The proposal is opposed by Mayor Keisha Lance Bottoms and local activists pushing for the closure of the city’s mostly empty detention center. Bottoms, who has advocated for the closure of the city jail since last year, is backing another resolution that would shut down the jail within 15 months. That measure will likely be discussed during a public safety committee meeting next week.

The Atlanta-Fulton County group would be Atlanta’s second jail-related task force in the past few years. In May 2019, the city convened a 52-member task force to study how to best repurpose its jail; the council overwhelmingly supported its formation. A year later, it released a report that recommended Atlanta’s jail be demolished and replaced with a community center focused on equity.

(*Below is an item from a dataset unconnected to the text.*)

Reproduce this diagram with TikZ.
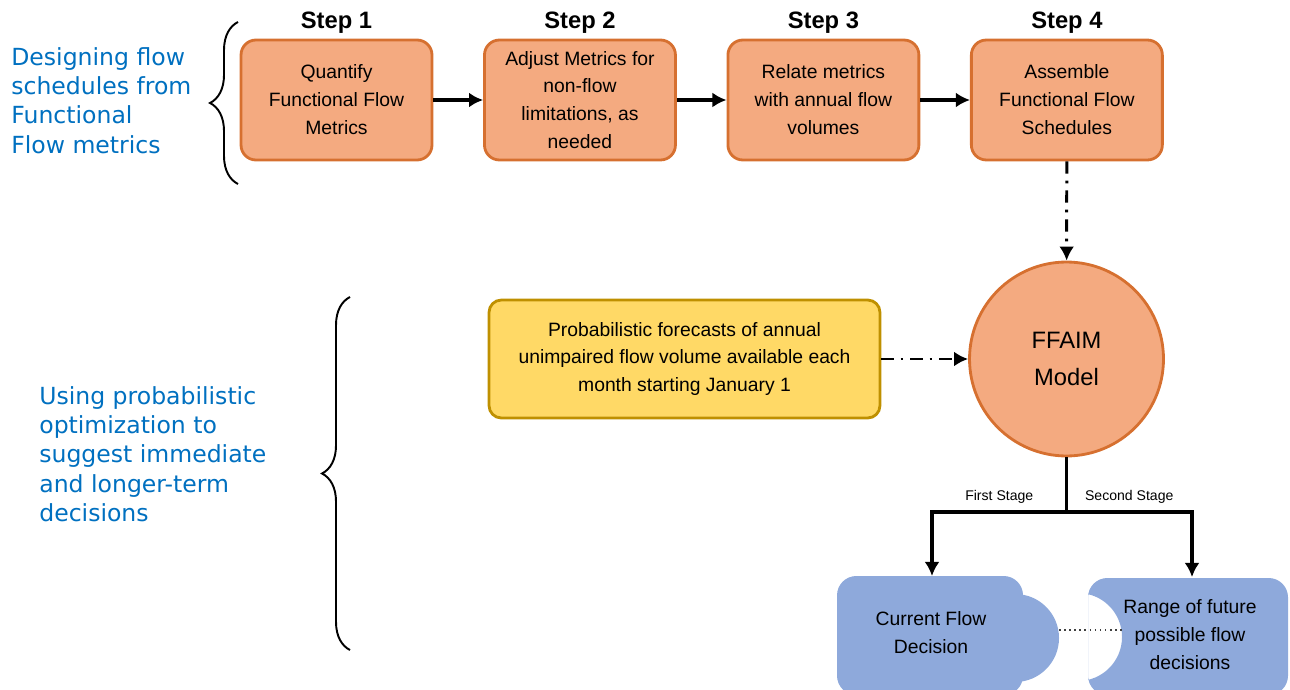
\documentclass[tikz,border=0pt]{standalone}
\usepackage{fontspec}
\setmainfont{Liberation Sans}
\newfontfamily\notefont{DejaVu Sans}
\usetikzlibrary{arrows.meta,decorations.pathreplacing}
\definecolor{stepfill}{RGB}{244,170,128}
\definecolor{stepline}{RGB}{214,112,48}
\definecolor{fcfill}{RGB}{255,217,102}
\definecolor{fcline}{RGB}{191,144,0}
\definecolor{decfill}{RGB}{142,169,219}
\definecolor{notecolor}{RGB}{0,112,192}

\begin{document}
\begin{tikzpicture}[x=0.02cm, y=-0.02cm, node distance=4.87cm]
    \tikzstyle{stepbox} = [draw=stepline, fill=stepfill, line width=1.6pt, rectangle, rounded corners=8.5pt, minimum width=3.82cm, minimum height=2.4cm, align=center, font=\fontsize{11}{15.9}\selectfont]
    \tikzstyle{steplabel} = [font=\bfseries\fontsize{13.5}{15}\selectfont]
    \tikzstyle{forecastbox} = [draw=fcline, fill=fcfill, line width=1.6pt, rectangle, rounded corners=7pt, minimum width=7.82cm, minimum height=2.36cm, align=center, font=\fontsize{11}{15.9}\selectfont]
    \tikzstyle{model} = [draw=stepline, fill=stepfill, line width=1.6pt, circle, minimum size=3.88cm, align=center, font=\fontsize{13.5}{21}\selectfont]
    \tikzstyle{decision} = [align=center, font=\fontsize{11}{15.9}\selectfont]
    \tikzstyle{note} = [text=notecolor, align=left, anchor=north west, inner sep=0pt, font=\notefont\fontsize{13.4}{16.7}\selectfont]
    \tikzstyle{stagelabel} = [font=\fontsize{8}{9}\selectfont, inner sep=4pt]
    \tikzstyle{arrow} = [line width=2pt, -{Latex[length=8pt,width=8.5pt]}]
    \tikzstyle{flowlink} = [line width=1.7pt, dash pattern=on 7pt off 4pt on 1.5pt off 4pt, -{Latex[length=8pt,width=8.5pt]}]
    \tikzstyle{brace} = [line width=1.1pt, decorate, decoration={brace, amplitude=0.56cm}]
    \useasboundingbox (0,0) rectangle (1290,689);

    % design steps
    \node (box1) [stepbox] at (336.5,100) {Quantify\\Functional Flow\\Metrics};
    \node (box2) [stepbox, right of=box1] {Adjust Metrics for\\non-flow\\limitations, as\\needed};
    \node (box3) [stepbox, right of=box2] {Relate metrics\\with annual flow\\volumes};
    \node (box4) [stepbox, right of=box3] {Assemble\\Functional Flow\\Schedules};
    \node (step1) [steplabel, above of=box1, node distance=1.54cm] {Step 1};
    \node (step2) [steplabel, above of=box2, node distance=1.54cm] {Step 2};
    \node (step3) [steplabel, above of=box3, node distance=1.54cm] {Step 3};
    \node (step4) [steplabel, above of=box4, node distance=1.54cm] {Step 4};

    \draw [arrow] (box1) -- (box2);
    \draw [arrow] (box2) -- (box3);
    \draw [arrow] (box3) -- (box4);

    % optimization
    \node (ffaim) [model] at (1066.5,359) {FFAIM\\Model};
    \node (forecast) [forecastbox] at (684.5,359) {Probabilistic forecasts of annual\\unimpaired flow volume available each\\month starting January 1};
    \draw [flowlink] (box4) -- (ffaim);
    \draw [flowlink] (forecast) -- (ffaim);

    % decision pieces
    \fill [decfill, rounded corners=11pt] (837,695) -- (837,576) -- (1023,576) -- (1023,695) -- cycle;
    \fill [decfill] (1015,638) circle [radius=44];
    \begin{scope}
        \clip (1088,570) rectangle (1300,700);
        \fill [decfill, even odd rule, rounded corners=11pt] (1088,695) -- (1088,578) -- (1288,578) -- (1288,695) -- cycle (1078,637) circle [radius=44];
    \end{scope}
    \node (current) [decision] at (931,633) {Current Flow\\Decision};
    \node (range) [decision] at (1190,635) {Range of future\\possible flow\\decisions};
    \coordinate (bump) at (1059,630);
    \coordinate (notch) at (1122,630);
    \draw [dotted, line width=0.9pt, black!75] (bump) -- (notch);

    \coordinate (split) at (1066.5,512);
    \coordinate (curtop) at (932,576);
    \coordinate (rangetop) at (1192,577);
    \draw [line width=2pt] (ffaim) -- (split);
    \draw [arrow] (split) -| node [stagelabel, above, pos=0.25] {First Stage} (curtop);
    \draw [arrow] (split) -| node [stagelabel, above, pos=0.25] {Second Stage} (rangetop);

    % side notes
    \draw [brace] (238,184) -- (238,22);
    \draw [brace] (350,650) -- (350,297);
    \node (designnote) [note] at (11,47) {Designing flow\\schedules from\\Functional\\Flow metrics};
    \node (optnote) [note] at (39,386) {Using probabilistic\\optimization to\\suggest immediate\\and longer-term\\decisions};
\end{tikzpicture}
\end{document}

The city’s jail has about 1,300 beds inmates but only a few dozen inmates stay there each night. Bond argues that Atlanta should do what it can alleviate overcrowding concerns at the county’s facility on Rice Street, including allowing Fulton to use the city’s detention center.

Last week, the CEOs of three business and community nonprofits — Central Atlanta Progress, the Midtown Alliance and the Buckhead Coalition — sent a letter to members of the council expressing their support for the creation of the joint task force.

Bottoms replied to the nonprofit leaders and said she was disheartened to learn about their letter, which she said was “based on misinformation about the real challenges, solutions and ongoing efforts to improve our criminal justice system.”

The mayor said the city is open to working with Fulton to utilize the Atlanta detention center for diversion, reentry and other services, which could help address overcrowding.

“We continue to be open to partnership and collaboration, but we will not compromise on our commitment to end mass incarceration and systems of oppression in our great city,” Bottoms wrote, according to a copy of the letter obtained by The Atlanta Journal-Constitution.

Staff reporter Wilborn P. Nobles III contributed to this report.